Sort of… you might see the odd skipped frame, it’s best to either match framerates on both the guest and the host, or run at 2x the framerate on the host (See Nyquist as to why). The higher the overall framerate the lower the latency too, if you could run 240Hz the maximum worst case latency would be 4.2ms.

Correct, it works on Intel and Ryzen, but certain configurations are substandard, such as running a VEGA on the host like in Wendell’s setup.

2 Likes

So what are the base requirements hardware wise for this? I only have a quad core, no HT.

VGA PCI Passthrough… that’s it.

3 Likes

Neat. Will be keeping a cautious eye on this :eyes:

1 Like

Perfect name IMO

Can you see this integrating well with virt-manager? or would you need to do some extra stuff to get the input working?

Awesome, keep up the good work guys! :+1:

It would be possible but that is something that libvirt would have to do, we are basically just inventing the technology here :slight_smile:

4 Likes

@gnif
So what happens once the frame is in the CPU? Is it drawn like any other application? I read a mention of SDL.
You might want to consider using Vulkan for this if applicable.

SDL is in use at current simply for rapid development and input events (x11/keyboard/mouse). It is only used on the host, and even then we are leveraging GL_ARB_buffer_storage directly to improve performance and reduce CPU load. So no, it is not drawn like any other image, a texture is created and we are rendering to a 2D surface.

Vulkan is certainly on the road map, but first we have to make it work :slight_smile:. Also Vulkan is not likely to help much at all since we are only rendering two polygons with a texture, 99% of any overheads in that process are PCI bus and GPU, not API.

4 Likes

Remember that on the surface this looks simple it is quite complicated to tune,and here is why:

  1. The guest software has to implement NvFBC and DXGI Desktop Duplication which each have their own problems.
  2. The guest software is a windows Application and needs to access a shared memory resource (IVSHMEM) from user mode (Ring 3). Events are used for sync with the host. This is another project all on it’s own, a kernel mode driver.
    1. The IVSHMEM driver provides access from Ring 3 to the shared memory resource which it maps into the guest software’s application space.
    2. The IVSHMEM driver also needs to allow the guest software to register events that are set when interrupts arrive.
    3. The IVSHMEM driver also needs to allow the guest software to ring a doorbell letting the host know of changes
  3. The host runs a ivshmem-server that provides the glue for interrupt events between the host software and the ivshmem virtual device.
  4. The host runs the client which connects to the ivshmem-server where it is able to map the same block of memory that the guest has mapped, and register for events.

So to summarize this, we have four projects all tightly dependent on each other, two Windows, one is a Driver which adds to complications, and the other two are Linux applications.

We are using DirectX or NvFBC on Windows and OpenGL (later perhaps Vulcan) under Linux. Then mix into that different GPU vendors and different nuances of those devices.

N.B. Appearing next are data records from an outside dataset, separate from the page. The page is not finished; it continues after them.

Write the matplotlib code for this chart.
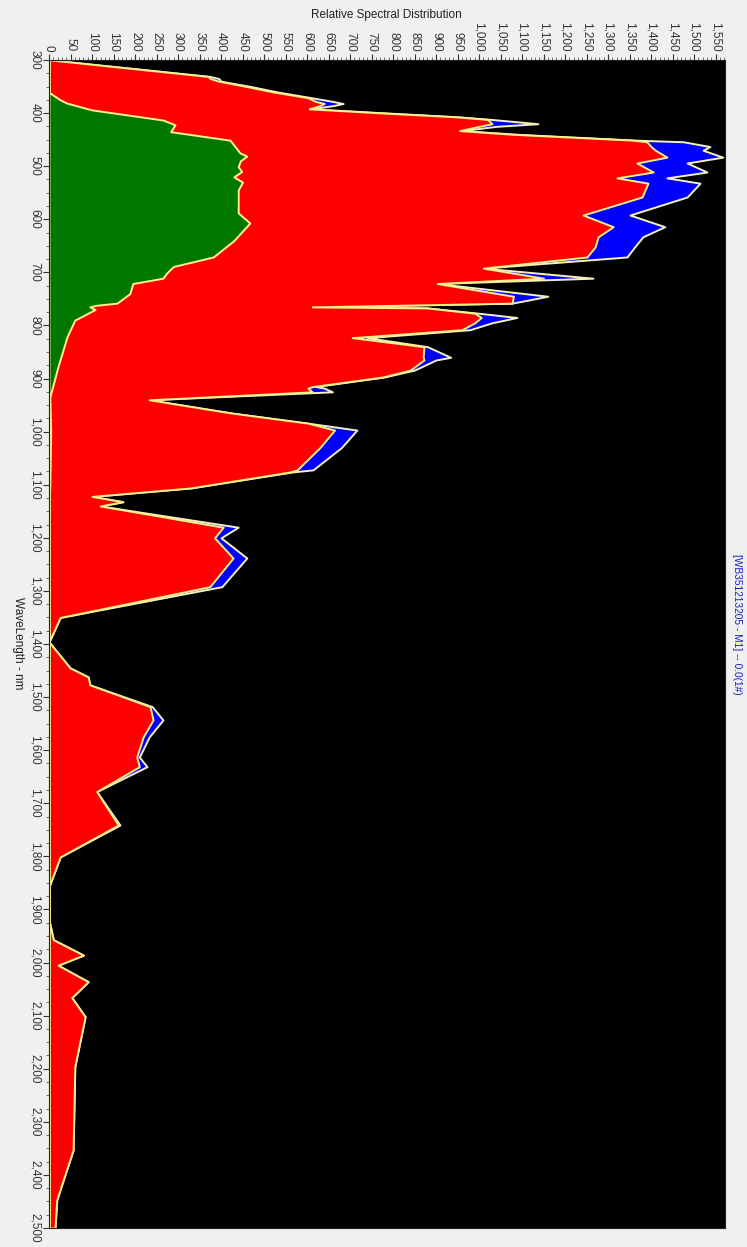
import matplotlib
matplotlib.use("Agg")
import matplotlib.pyplot as plt
from matplotlib.ticker import MultipleLocator, FuncFormatter

plt.rcParams["font.family"] = ["Liberation Sans", "DejaVu Sans"]

# wavelength (nm) and relative values
wl_red = [300, 331, 335, 340, 350, 360, 371, 378, 382, 386, 392, 400, 407, 412, 420, 425,
          433, 440, 451, 454, 463, 470, 483, 494, 511, 522, 532, 558, 592, 614, 633, 652,
          671, 692, 711, 721, 745, 758, 765, 767, 777, 785, 795, 808, 823, 840, 860, 865,
          884, 897, 915, 918, 925, 940, 965, 984, 997, 1030, 1072, 1076, 1106, 1122, 1132,
          1140, 1180, 1200, 1238, 1292, 1350, 1396, 1445, 1462, 1477, 1518, 1543, 1575,
          1613, 1631, 1678, 1741, 1801, 1857, 1920, 1957, 1986, 2005, 2036, 2066, 2102,
          2196, 2353, 2447, 2500]
red_vals = [5, 370, 375, 395, 460, 520, 602, 620, 640, 630, 605, 780, 946, 1020, 1030, 1000,
            955, 1080, 1358, 1390, 1400, 1410, 1437, 1367, 1405, 1321, 1393, 1379, 1242, 1312, 1277, 1270,
            1251, 1010, 1150, 903, 1080, 1077, 612, 879, 990, 1005, 990, 960, 705, 872, 870, 872,
            840, 777, 614, 602, 612, 233, 425, 602, 664, 630, 577, 560, 330, 100, 172,
            119, 405, 385, 428, 374, 26, 0, 49, 91, 95, 235, 242, 219,
            204, 210, 111, 161, 26, 0, 0, 10, 80, 21, 91, 53, 84,
            60, 56, 18, 14]
blue_vals = [5, 375, 395, 400, 470, 530, 610, 660, 684, 660, 610, 790, 950, 1030, 1137, 1040,
             960, 1090, 1365, 1475, 1537, 1521, 1567, 1484, 1530, 1437, 1514, 1484, 1351, 1432, 1381, 1362,
             1344, 1010, 1265, 903, 1160, 1077, 612, 879, 1000, 1088, 1030, 979, 740, 880, 934, 900,
             850, 780, 620, 640, 659, 233, 425, 602, 716, 680, 614, 565, 330, 100, 172,
             119, 440, 400, 460, 402, 26, 0, 49, 91, 95, 240, 265, 233,
             210, 228, 111, 165, 26, 0, 0, 10, 80, 21, 91, 53, 84,
             60, 56, 18, 14]

wl_green = [300, 360, 362, 375, 381, 394, 413, 422, 435, 451, 475, 481, 490, 501, 510, 520,
            530, 545, 588, 607, 640, 671, 689, 701, 711, 721, 740, 758, 762, 765, 770, 790,
            821, 880, 935, 1000, 1100, 1150, 2500]
green_vals = [0, 0, 2, 26, 41, 100, 265, 293, 283, 421, 444, 460, 445, 440, 448, 430,
              450, 440, 440, 467, 430, 382, 289, 274, 265, 195, 188, 158, 110, 95, 107, 60,
              42, 20, 2, 4, 2, 0, 0]

legend_text = "[WB351213205 - M1] -- 0.0(1#)"

fig = plt.figure(figsize=(7.47, 12.47), dpi=100, facecolor="#f0f0f0")
ax = fig.add_axes([49 / 747, 1 - 1228 / 1247, (725 - 49) / 747, (1228 - 60) / 1247])
ax.set_facecolor("black")

ax.fill_betweenx(wl_red, 0, blue_vals, facecolor="#0000ff", edgecolor="#f4f0c0", linewidth=1.4)
ax.fill_betweenx(wl_red, 0, red_vals, facecolor="#ff0000", edgecolor="#fff08a", linewidth=1.4)
ax.fill_betweenx(wl_green, 0, green_vals, facecolor="#007800", edgecolor="#fff08a", linewidth=1.4)

ax.set_xlim(0, 1572)
ax.set_ylim(2500, 300)

fmt = FuncFormatter(lambda v, p: f"{v:,.0f}")
ax.xaxis.tick_top()
ax.xaxis.set_major_locator(MultipleLocator(50))
ax.xaxis.set_minor_locator(MultipleLocator(10))
ax.xaxis.set_major_formatter(fmt)
ax.yaxis.set_major_locator(MultipleLocator(100))
ax.yaxis.set_minor_locator(MultipleLocator(25))
ax.yaxis.set_major_formatter(fmt)
ax.tick_params(axis="x", which="major", labelrotation=-90, labelsize=8.5, length=4, pad=2, colors="#333333")
ax.tick_params(axis="y", which="major", labelrotation=-90, labelsize=8.5, length=4, pad=2, colors="#333333")
ax.tick_params(which="minor", length=2, colors="#555555")
for lab in ax.get_yticklabels():
    lab.set_va("center")
for s in ax.spines.values():
    s.set_color("#202020")

fig.text(386 / 747, 1 - 15 / 1247, "Relative Spectral Distribution", ha="center", va="center",
         fontsize=8.5, color="#222222")
fig.text(18 / 747, 1 - 643 / 1247, "WaveLength - nm", rotation=-90, ha="center", va="center",
         fontsize=8.5, color="#222222")
fig.text(737 / 747, 1 - 624 / 1247, legend_text, rotation=-90, ha="center", va="center",
         fontsize=7.3, color="#1a1acc")

fig.savefig("out.png", dpi=100, facecolor=fig.get_facecolor())
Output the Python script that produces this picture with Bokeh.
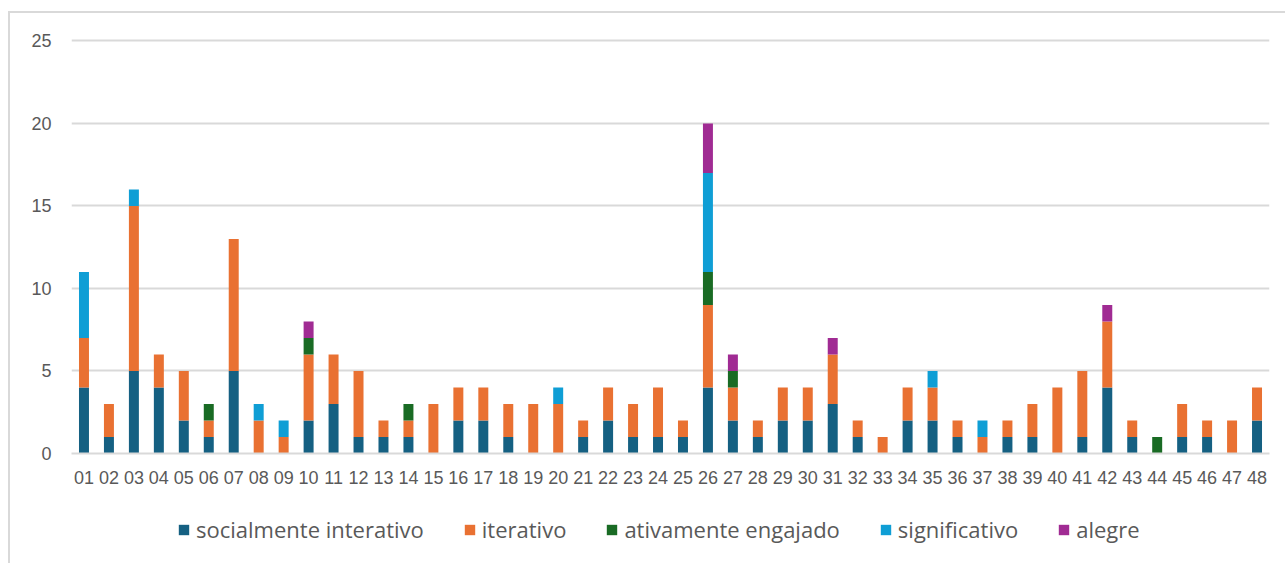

You can see why this project had not been done by anyone else yet. Too many technologies had to come together at the same time. I know for a fact that there are things in this mess that can be made better, and that is the entire point of going open source. There are people much smarter then I with specific parts of this that they specialize in (ie, OpenGL & DirectX devs), but on their own wouldn’t be able to build the other parts of this system.

This is the start of a much larger project that is going to need more developers, it is not a one man show. I will do my best to get the best I can out the door so you all can use it, but more so that other developers can join in and help improve it.

I honestly started this project for fun, to see if it was possible, and because I wanted it, the fact that everyone else does too hadn’t even crossed my mind until I saw the response to the NPT fix. I had a prototype of this working before I even came across the NPT bug :slight_smile:

13 Likes

Alright, looks like it’s a lot of work, but the payoff is good.
Oh and In that video Hans-Kristian found Vulkan did help with a 2D texture so there is that for later.
This whole thing also also opens the door for other fluff features, like scaling the entire frame with a pixel shader, something you can’t even do on a native Windows machine. I know someone who might be interested in going somewhere with that.

How is input performance compared to say evdev passthrough with virtio input?
Thanks for taking this on and good luck.

No idea at this point, it has not been my focus. The primary goal of this was to make a spice client that didn’t use spice for video for easy integration with the host’s window manager.